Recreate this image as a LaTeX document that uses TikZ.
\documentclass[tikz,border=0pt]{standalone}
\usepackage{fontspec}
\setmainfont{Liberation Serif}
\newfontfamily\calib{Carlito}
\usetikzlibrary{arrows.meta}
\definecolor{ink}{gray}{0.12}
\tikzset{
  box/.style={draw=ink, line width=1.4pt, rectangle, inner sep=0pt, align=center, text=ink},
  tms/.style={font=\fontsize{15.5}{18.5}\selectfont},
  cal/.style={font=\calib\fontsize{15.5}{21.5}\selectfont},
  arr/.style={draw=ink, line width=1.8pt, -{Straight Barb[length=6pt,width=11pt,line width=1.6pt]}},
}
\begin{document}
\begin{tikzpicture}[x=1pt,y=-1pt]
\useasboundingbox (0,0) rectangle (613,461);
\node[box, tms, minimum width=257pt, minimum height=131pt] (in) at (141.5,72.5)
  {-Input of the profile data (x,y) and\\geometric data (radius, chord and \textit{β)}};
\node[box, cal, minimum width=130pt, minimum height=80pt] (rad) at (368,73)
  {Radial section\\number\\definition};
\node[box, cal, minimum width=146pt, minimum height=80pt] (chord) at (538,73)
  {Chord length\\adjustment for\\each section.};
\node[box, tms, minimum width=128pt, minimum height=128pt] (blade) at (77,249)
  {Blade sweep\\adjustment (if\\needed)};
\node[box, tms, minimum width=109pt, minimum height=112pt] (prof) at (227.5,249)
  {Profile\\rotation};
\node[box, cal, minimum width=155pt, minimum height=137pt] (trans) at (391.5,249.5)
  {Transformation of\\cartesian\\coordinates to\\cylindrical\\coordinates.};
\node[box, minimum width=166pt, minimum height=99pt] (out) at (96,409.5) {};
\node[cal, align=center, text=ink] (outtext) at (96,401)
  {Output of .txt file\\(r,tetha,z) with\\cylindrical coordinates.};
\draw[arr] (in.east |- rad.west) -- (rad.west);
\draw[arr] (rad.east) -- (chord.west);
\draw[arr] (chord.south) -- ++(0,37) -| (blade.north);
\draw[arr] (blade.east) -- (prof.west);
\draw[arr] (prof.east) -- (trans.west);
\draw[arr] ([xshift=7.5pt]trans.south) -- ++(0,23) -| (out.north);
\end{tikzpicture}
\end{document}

● DIRECTIONS
Output the data above exactly, please, line for line.

● SOLVED PROBLEM
Recreate this image as a LaTeX document that uses TikZ.
\documentclass[tikz,border=0pt]{standalone}
\usepackage{fontspec}
\setmainfont{Liberation Serif}
\newfontfamily\calib{Carlito}
\usetikzlibrary{arrows.meta}
\definecolor{ink}{gray}{0.12}
\tikzset{
  box/.style={draw=ink, line width=1.4pt, rectangle, inner sep=0pt, align=center, text=ink},
  tms/.style={font=\fontsize{15.5}{18.5}\selectfont},
  cal/.style={font=\calib\fontsize{15.5}{21.5}\selectfont},
  arr/.style={draw=ink, line width=1.8pt, -{Straight Barb[length=6pt,width=11pt,line width=1.6pt]}},
}
\begin{document}
\begin{tikzpicture}[x=1pt,y=-1pt]
\useasboundingbox (0,0) rectangle (613,461);
\node[box, tms, minimum width=257pt, minimum height=131pt] (in) at (141.5,72.5)
  {-Input of the profile data (x,y) and\\geometric data (radius, chord and \textit{β)}};
\node[box, cal, minimum width=130pt, minimum height=80pt] (rad) at (368,73)
  {Radial section\\number\\definition};
\node[box, cal, minimum width=146pt, minimum height=80pt] (chord) at (538,73)
  {Chord length\\adjustment for\\each section.};
\node[box, tms, minimum width=128pt, minimum height=128pt] (blade) at (77,249)
  {Blade sweep\\adjustment (if\\needed)};
\node[box, tms, minimum width=109pt, minimum height=112pt] (prof) at (227.5,249)
  {Profile\\rotation};
\node[box, cal, minimum width=155pt, minimum height=137pt] (trans) at (391.5,249.5)
  {Transformation of\\cartesian\\coordinates to\\cylindrical\\coordinates.};
\node[box, minimum width=166pt, minimum height=99pt] (out) at (96,409.5) {};
\node[cal, align=center, text=ink] (outtext) at (96,401)
  {Output of .txt file\\(r,tetha,z) with\\cylindrical coordinates.};
\draw[arr] (in.east |- rad.west) -- (rad.west);
\draw[arr] (rad.east) -- (chord.west);
\draw[arr] (chord.south) -- ++(0,37) -| (blade.north);
\draw[arr] (blade.east) -- (prof.west);
\draw[arr] (prof.east) -- (trans.west);
\draw[arr] ([xshift=7.5pt]trans.south) -- ++(0,23) -| (out.north);
\end{tikzpicture}
\end{document}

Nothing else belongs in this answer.